Written request -
Each line that holds the string "this" counts once; say how many such lines there are and add nothing.

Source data
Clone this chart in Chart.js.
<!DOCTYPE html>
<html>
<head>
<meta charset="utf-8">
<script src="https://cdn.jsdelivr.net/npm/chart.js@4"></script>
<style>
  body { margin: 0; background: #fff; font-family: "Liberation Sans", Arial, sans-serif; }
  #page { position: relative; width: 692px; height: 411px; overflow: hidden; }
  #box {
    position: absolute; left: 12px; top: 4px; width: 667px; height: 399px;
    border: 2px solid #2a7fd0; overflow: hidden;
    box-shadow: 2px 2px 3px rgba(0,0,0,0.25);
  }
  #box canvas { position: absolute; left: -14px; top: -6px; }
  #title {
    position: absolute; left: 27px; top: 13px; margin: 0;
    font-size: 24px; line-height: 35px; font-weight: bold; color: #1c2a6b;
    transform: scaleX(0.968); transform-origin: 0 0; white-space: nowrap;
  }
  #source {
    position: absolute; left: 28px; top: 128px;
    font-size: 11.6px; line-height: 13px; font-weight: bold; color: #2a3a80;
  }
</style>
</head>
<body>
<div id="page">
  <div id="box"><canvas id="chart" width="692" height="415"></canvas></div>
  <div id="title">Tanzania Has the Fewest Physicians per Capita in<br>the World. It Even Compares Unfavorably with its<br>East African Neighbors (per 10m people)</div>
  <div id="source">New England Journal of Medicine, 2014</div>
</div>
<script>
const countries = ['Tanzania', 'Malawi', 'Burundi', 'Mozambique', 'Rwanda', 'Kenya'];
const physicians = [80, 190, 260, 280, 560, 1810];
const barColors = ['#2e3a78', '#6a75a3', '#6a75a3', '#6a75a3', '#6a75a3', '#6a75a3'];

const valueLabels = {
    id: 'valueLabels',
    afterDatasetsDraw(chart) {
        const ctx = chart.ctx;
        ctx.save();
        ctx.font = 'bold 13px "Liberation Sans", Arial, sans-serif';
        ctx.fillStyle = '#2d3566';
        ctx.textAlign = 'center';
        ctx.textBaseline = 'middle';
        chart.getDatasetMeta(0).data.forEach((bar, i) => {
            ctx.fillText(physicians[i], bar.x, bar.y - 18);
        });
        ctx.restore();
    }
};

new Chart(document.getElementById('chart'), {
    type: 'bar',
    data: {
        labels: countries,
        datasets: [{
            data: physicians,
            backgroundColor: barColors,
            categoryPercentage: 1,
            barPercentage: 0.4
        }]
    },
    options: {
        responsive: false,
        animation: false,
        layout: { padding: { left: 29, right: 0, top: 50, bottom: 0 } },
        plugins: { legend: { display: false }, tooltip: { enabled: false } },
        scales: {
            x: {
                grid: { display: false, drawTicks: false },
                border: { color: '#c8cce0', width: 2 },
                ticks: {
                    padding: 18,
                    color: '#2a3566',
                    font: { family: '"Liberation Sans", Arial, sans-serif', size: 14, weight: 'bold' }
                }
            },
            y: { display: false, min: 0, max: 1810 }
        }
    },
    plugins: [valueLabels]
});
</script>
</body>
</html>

* * *

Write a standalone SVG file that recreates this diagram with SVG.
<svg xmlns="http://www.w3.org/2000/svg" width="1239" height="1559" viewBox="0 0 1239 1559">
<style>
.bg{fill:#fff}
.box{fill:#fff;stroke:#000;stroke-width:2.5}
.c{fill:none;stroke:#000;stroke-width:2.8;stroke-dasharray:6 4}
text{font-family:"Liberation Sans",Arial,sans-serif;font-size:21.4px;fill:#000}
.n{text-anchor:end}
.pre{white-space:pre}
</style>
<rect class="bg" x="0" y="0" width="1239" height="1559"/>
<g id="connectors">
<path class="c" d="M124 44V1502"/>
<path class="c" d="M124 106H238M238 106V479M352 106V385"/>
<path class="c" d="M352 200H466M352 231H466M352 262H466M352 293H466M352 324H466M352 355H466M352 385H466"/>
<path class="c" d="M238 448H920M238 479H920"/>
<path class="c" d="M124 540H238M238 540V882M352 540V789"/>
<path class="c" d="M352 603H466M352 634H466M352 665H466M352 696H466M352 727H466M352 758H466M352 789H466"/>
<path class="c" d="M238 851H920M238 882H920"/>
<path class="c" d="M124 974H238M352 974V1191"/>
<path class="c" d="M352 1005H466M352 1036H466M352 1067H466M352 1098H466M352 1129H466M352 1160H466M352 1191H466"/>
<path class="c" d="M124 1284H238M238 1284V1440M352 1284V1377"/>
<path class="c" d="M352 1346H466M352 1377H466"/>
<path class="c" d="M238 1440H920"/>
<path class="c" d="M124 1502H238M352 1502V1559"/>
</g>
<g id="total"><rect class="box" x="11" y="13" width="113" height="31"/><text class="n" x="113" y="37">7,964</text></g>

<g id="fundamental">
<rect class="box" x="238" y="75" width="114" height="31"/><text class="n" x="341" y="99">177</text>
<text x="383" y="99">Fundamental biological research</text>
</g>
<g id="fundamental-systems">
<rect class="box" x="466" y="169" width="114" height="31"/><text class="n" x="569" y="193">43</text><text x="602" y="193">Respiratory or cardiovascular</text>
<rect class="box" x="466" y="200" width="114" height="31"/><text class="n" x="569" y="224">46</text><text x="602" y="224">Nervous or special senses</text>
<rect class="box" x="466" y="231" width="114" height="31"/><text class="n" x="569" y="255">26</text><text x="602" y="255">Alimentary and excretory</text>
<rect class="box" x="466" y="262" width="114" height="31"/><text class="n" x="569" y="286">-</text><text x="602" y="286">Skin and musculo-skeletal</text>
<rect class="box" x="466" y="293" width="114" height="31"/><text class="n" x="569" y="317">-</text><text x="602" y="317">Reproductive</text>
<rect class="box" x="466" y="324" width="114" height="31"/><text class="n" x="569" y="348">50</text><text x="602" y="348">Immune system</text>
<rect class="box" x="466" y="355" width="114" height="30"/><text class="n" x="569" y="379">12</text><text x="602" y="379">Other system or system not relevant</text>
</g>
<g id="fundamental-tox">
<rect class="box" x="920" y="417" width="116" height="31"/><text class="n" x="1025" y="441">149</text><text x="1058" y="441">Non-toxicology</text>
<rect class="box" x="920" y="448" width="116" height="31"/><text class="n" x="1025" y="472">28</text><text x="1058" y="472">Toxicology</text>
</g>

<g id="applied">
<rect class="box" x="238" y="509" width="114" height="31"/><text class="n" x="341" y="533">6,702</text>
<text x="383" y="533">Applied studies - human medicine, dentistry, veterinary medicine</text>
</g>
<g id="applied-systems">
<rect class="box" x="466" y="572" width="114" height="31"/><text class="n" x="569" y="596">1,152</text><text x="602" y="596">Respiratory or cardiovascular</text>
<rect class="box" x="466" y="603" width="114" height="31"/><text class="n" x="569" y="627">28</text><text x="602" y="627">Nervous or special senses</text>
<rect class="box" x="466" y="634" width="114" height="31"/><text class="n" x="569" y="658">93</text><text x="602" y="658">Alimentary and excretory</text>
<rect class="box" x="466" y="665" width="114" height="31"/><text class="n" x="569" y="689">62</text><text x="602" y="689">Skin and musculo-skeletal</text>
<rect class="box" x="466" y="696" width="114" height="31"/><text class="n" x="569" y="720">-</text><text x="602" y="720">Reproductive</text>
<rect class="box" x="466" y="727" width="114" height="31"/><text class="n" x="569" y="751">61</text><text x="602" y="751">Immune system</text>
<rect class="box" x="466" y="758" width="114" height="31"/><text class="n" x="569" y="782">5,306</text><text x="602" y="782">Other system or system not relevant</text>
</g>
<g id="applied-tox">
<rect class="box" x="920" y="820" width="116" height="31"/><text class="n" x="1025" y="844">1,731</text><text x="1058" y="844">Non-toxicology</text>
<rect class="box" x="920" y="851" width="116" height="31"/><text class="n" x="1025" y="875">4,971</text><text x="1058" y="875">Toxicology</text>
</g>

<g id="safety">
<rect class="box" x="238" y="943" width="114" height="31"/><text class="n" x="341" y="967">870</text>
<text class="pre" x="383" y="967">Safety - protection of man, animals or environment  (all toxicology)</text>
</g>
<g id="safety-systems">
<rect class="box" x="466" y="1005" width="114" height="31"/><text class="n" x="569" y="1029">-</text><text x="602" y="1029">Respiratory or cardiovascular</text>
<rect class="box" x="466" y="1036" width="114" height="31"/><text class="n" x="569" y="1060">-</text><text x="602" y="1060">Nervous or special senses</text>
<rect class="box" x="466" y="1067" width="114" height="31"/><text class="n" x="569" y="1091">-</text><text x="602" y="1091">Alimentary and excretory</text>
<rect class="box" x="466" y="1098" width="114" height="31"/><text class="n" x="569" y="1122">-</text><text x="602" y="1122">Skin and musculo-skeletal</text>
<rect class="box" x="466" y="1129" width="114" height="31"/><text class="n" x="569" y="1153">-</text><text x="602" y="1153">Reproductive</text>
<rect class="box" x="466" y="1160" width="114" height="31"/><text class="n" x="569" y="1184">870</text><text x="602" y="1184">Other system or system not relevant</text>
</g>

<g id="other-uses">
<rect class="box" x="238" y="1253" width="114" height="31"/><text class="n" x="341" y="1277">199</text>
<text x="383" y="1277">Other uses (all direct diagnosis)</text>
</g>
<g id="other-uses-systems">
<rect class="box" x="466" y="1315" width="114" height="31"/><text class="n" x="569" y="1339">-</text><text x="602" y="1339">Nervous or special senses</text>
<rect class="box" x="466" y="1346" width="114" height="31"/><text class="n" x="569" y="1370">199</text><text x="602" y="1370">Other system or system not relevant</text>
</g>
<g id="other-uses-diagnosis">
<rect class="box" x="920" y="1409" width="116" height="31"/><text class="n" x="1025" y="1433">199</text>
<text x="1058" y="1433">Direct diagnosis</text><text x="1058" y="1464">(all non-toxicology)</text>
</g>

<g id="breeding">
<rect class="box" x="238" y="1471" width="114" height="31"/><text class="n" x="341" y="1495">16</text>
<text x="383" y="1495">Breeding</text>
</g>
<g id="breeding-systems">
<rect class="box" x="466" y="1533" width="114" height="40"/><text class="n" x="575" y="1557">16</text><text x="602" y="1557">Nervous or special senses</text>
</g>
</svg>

In response -
2